Harusnya, Kita Tak Boleh Menganggap Wajar Kemacetan

Randy Lisciarelli

Cangkeman.net - Di balik berbagai macam profesi orang-orang yang hidup di kota besar, ternyata ada suatu keahlian yang hampir dimiliki semua orang, apapun profesinya. Keahlian tersebut terus diasah setiap hari, namun keahlian tersebut tidak memiliki nama khusus, tidak ada pula kosakata yang mampu menggambarkannya. Tapi jika anda berpikir keahlian tersebut bisa mendatangkan penghasilan tambahan di luar pekerjaan utama anda, maka anda salah. Karena keahlian tersebut adalah, "Terjebak di Kemacetan dan Menganggapnya Wajar."

Akibat dari menguasai keahlian tersebut, warga kota terbelah menjadi berbagai macam golongan. Golongan yang pertama adalah golongan yang setengah pasrah, biasanya mereka aka bilang, "Wajar lah macet, namanya juga di kota, sabar aja." 

Hingga ada golongan yang sampai mengatur  hidup orang lain dengan berkata, "Lu kalo ga mau kena macet, diem aja di rumah! Namanya juga jam pulang kantor, ya wajar macet!"

Serta berbagai golongan-golongan lain yang memang sudah pasrah, bingung lagi mau gimana, hingga jadinya yaudahlah yah gitu, jadi wajar aja.

Padahal seharusnya, kita berhak mendapatkan pekerjaan yang layak dan terbebas dari kemacetan. Kita juga tidak tau akan berjodoh dengan siapa. Bagaimana kalau ternyata rumah mertua kita tinggal berada di daerah yang rawan macet? Kan repot.

Lagian masa sih karena kita memprotes masalah kemecetan eh kita yang malah disuruh enggak keluar rumah? 

Nih, ada tiga masalah utama di perkotaan nih yah. Yaitu kemiskinan, permukiman, dan transportasi. Nah kemacetan ini adalah bentuk kegagalan pemerintah dalam mengatasi masalah transportasi. Pemerintah gagal menggembangkan jaringan transportasi massal, baik bus kota, kereta api, atau jenis angkutan massal lainnya.

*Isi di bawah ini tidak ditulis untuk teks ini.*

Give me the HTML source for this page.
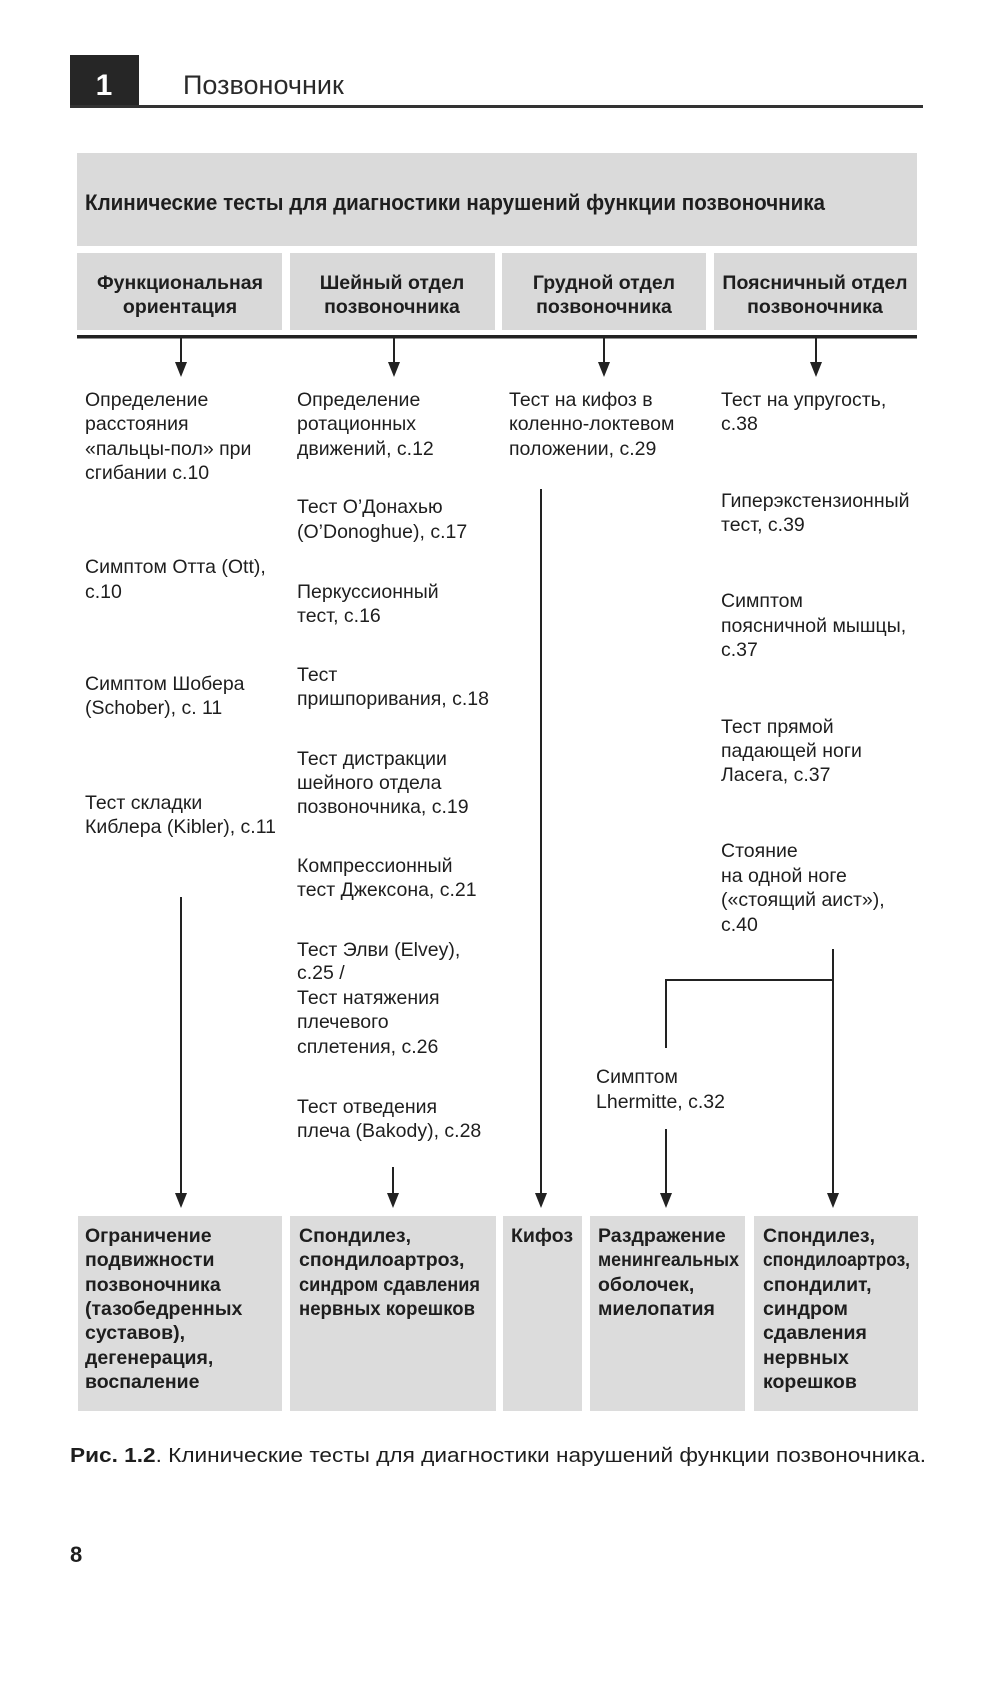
<!DOCTYPE html>
<html><head><meta charset="utf-8"><style>
html,body{margin:0;padding:0;background:#fff;}
svg{display:block;}
text{font-family:"Liberation Sans",sans-serif;fill:#1e1e1e;}
.r{font-size:19.5px;}
.b{font-size:19.5px;font-weight:bold;}
</style></head><body>
<svg width="1000" height="1691" viewBox="0 0 1000 1691" xmlns="http://www.w3.org/2000/svg">
<!-- header -->
<rect x="70" y="55" width="69" height="52" fill="#262626"/>
<text x="104" y="95" text-anchor="middle" style="font-size:30px;font-weight:bold;fill:#fff">1</text>
<text x="183" y="94" style="font-size:27px;fill:#2a2a2a">Позвоночник</text>
<rect x="70" y="105" width="853" height="3" fill="#333"/>

<!-- title band -->
<rect x="77" y="153" width="840" height="93" fill="#dadada"/>
<text x="85" y="210" class="b" style="font-size:22px" textLength="740" lengthAdjust="spacingAndGlyphs">Клинические тесты для диагностики нарушений функции позвоночника</text>

<!-- category boxes -->
<rect x="77" y="253" width="205" height="77" fill="#d9d9d9"/>
<rect x="290" y="253" width="205" height="77" fill="#d9d9d9"/>
<rect x="502" y="253" width="204" height="77" fill="#d9d9d9"/>
<rect x="714" y="253" width="203" height="77" fill="#d9d9d9"/>
<text x="180" y="289" class="b" text-anchor="middle">Функциональная</text>
<text x="180" y="313" class="b" text-anchor="middle">ориентация</text>
<text x="392" y="289" class="b" text-anchor="middle">Шейный отдел</text>
<text x="392" y="313" class="b" text-anchor="middle">позвоночника</text>
<text x="604" y="289" class="b" text-anchor="middle">Грудной отдел</text>
<text x="604" y="313" class="b" text-anchor="middle">позвоночника</text>
<text x="815" y="289" class="b" text-anchor="middle">Поясничный отдел</text>
<text x="815" y="313" class="b" text-anchor="middle">позвоночника</text>
<rect x="77" y="335" width="840" height="3.5" fill="#222"/>

<!-- connectors -->
<g stroke="#222" stroke-width="2" fill="none">
<line x1="181" y1="338" x2="181" y2="364"/>
<line x1="394" y1="338" x2="394" y2="364"/>
<line x1="604" y1="338" x2="604" y2="364"/>
<line x1="816" y1="338" x2="816" y2="364"/>
<line x1="181" y1="897" x2="181" y2="1196"/>
<line x1="393" y1="1167" x2="393" y2="1196"/>
<line x1="541" y1="489" x2="541" y2="1196"/>
<line x1="833" y1="949" x2="833" y2="1196"/>
<polyline points="833,980 666,980 666,1048"/>
<line x1="666" y1="1129" x2="666" y2="1196"/>
</g>
<g fill="#222">
<polygon points="175,362 187,362 181,377"/>
<polygon points="388,362 400,362 394,377"/>
<polygon points="598,362 610,362 604,377"/>
<polygon points="810,362 822,362 816,377"/>
<polygon points="175,1193 187,1193 181,1208"/>
<polygon points="387,1193 399,1193 393,1208"/>
<polygon points="535,1193 547,1193 541,1208"/>
<polygon points="660,1193 672,1193 666,1208"/>
<polygon points="827,1193 839,1193 833,1208"/>
</g>

<!-- column 1 -->
<g class="r">
<text x="85" y="406">Определение</text>
<text x="85" y="430">расстояния</text>
<text x="85" y="455">«пальцы-пол» при</text>
<text x="85" y="479">сгибании с.10</text>
<text x="85" y="573">Симптом Отта (Ott),</text>
<text x="85" y="598">с.10</text>
<text x="85" y="690">Симптом Шобера</text>
<text x="85" y="714">(Schober), с. 11</text>
<text x="85" y="809">Тест складки</text>
<text x="85" y="833">Киблера (Kibler), с.11</text>
</g>
<!-- column 2 -->
<g class="r">
<text x="297" y="406">Определение</text>
<text x="297" y="430">ротационных</text>
<text x="297" y="455">движений, с.12</text>
<text x="297" y="513">Тест O’Донахью</text>
<text x="297" y="538">(O’Donoghue), с.17</text>
<text x="297" y="598">Перкуссионный</text>
<text x="297" y="622">тест, с.16</text>
<text x="297" y="681">Тест</text>
<text x="297" y="705">пришпоривания, с.18</text>
<text x="297" y="765">Тест дистракции</text>
<text x="297" y="789">шейного отдела</text>
<text x="297" y="813">позвоночника, с.19</text>
<text x="297" y="872">Компрессионный</text>
<text x="297" y="896">тест Джексона, с.21</text>
<text x="297" y="956">Тест Элви (Elvey),</text>
<text x="297" y="979">с.25 /</text>
<text x="297" y="1004">Тест натяжения</text>
<text x="297" y="1028">плечевого</text>
<text x="297" y="1053">сплетения, с.26</text>
<text x="297" y="1113">Тест отведения</text>
<text x="297" y="1137">плеча (Bakody), с.28</text>
</g>
<!-- column 3 -->
<g class="r">
<text x="509" y="406">Тест на кифоз в</text>
<text x="509" y="430">коленно-локтевом</text>
<text x="509" y="455">положении, с.29</text>
<text x="596" y="1083">Симптом</text>
<text x="596" y="1108">Lhermitte, с.32</text>
</g>
<!-- column 4 -->
<g class="r">
<text x="721" y="406">Тест на упругость,</text>
<text x="721" y="430">с.38</text>
<text x="721" y="507">Гиперэкстензионный</text>
<text x="721" y="531">тест, с.39</text>
<text x="721" y="607">Симптом</text>
<text x="721" y="632">поясничной мышцы,</text>
<text x="721" y="656">с.37</text>
<text x="721" y="733">Тест прямой</text>
<text x="721" y="757">падающей ноги</text>
<text x="721" y="781">Ласега, с.37</text>
<text x="721" y="857">Стояние</text>
<text x="721" y="882">на одной ноге</text>
<text x="721" y="906">(«стоящий аист»),</text>
<text x="721" y="931">с.40</text>
</g>

<!-- bottom boxes -->
<rect x="78" y="1216" width="204" height="195" fill="#dcdcdc"/>
<rect x="290" y="1216" width="206" height="195" fill="#dcdcdc"/>
<rect x="503" y="1216" width="79" height="195" fill="#dcdcdc"/>
<rect x="590" y="1216" width="155" height="195" fill="#dcdcdc"/>
<rect x="754" y="1216" width="164" height="195" fill="#dcdcdc"/>
<g class="b">
<text x="85" y="1242">Ограничение</text>
<text x="85" y="1266">подвижности</text>
<text x="85" y="1291">позвоночника</text>
<text x="85" y="1315">(тазобедренных</text>
<text x="85" y="1339">суставов),</text>
<text x="85" y="1364">дегенерация,</text>
<text x="85" y="1388">воспаление</text>
<text x="299" y="1242">Спондилез,</text>
<text x="299" y="1266">спондилоартроз,</text>
<text x="299" y="1291" textLength="181" lengthAdjust="spacingAndGlyphs">синдром сдавления</text>
<text x="299" y="1315" textLength="176" lengthAdjust="spacingAndGlyphs">нервных корешков</text>
<text x="511" y="1242">Кифоз</text>
<text x="598" y="1242">Раздражение</text>
<text x="598" y="1266" textLength="141" lengthAdjust="spacingAndGlyphs">менингеальных</text>
<text x="598" y="1291">оболочек,</text>
<text x="598" y="1315">миелопатия</text>
<text x="763" y="1242">Спондилез,</text>
<text x="763" y="1266" textLength="147" lengthAdjust="spacingAndGlyphs">спондилоартроз,</text>
<text x="763" y="1291">спондилит,</text>
<text x="763" y="1315">синдром</text>
<text x="763" y="1339">сдавления</text>
<text x="763" y="1364">нервных</text>
<text x="763" y="1388">корешков</text>
</g>

<!-- caption -->
<text x="70" y="1462" style="font-size:20px" textLength="856" lengthAdjust="spacingAndGlyphs"><tspan font-weight="bold">Рис. 1.2</tspan>. Клинические тесты для диагностики нарушений функции позвоночника.</text>
<text x="70" y="1562" style="font-size:22px;font-weight:bold">8</text>
</svg>
</body></html>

Masalahnya, kemacetan juga menimbulkan eksternalitas negatif, yakni pemborosan bahan bakar, pemborosan uang, dan pemborosan waktu karena perjalanan lebih lambat. Tidak berhenti di situ, kenyamanan pihak lain untuk berjalan kaki pun terampas karena asap kendaraan.

Negara maju bukanlah tempat di mana orang miskin mempunyai mobil, melainkan tempat di mana orang kaya menggunakan transportasi umum. Begitulah yang dikatakan Enrique Penalosa, Walikota Bogota, Kolombia periode 1998 - 2001. Dengan kata lain, kemacetan bukanlah indikator kemajuan sebuah kota atau negara. Kota-kota di negara maju tidak sewajarnya mempunyai masalah kemacetan.

Jika pemerintah belum menyediakan jaringan tranportasi massal yang mumpuni, maka seharusnya kita tidak menganggap wajar kemacetan, tapi bersuaralah agar pemerintah mau menyediakan. Bisa saja pemerintah belum bergerak karena kita kurang bersuara? Kita yang terlalu permisif? Emangnya sampai kapan kita masih mau mewajari emisi karbon besar-besaran ini?

Apakah kita tidak ingin jika nanti tidak ada lagi yang menjemput rezeki dengan mengorbankan paru-paru? Apakah kita akan terus-terusan mengunjungi mertua sambil menghambur-hamburkan bahan bakar dan waktu? 

Untuk Bapak-Ibu yang duduk sambil diskusi, jangan hanya menyuruh kami bersabar dalam menghadapi kemacetan, apalagi menanamkan pemikiran bahwa kemacetan merupakan tanda negara maju. Buatlah kami bisa menggunakan transportasi massal. Jangan tambah pekerjaan kami untuk menganggap wajar kemacetan. Kalau ada transportasi publik andal, kita akan pakai, Kok.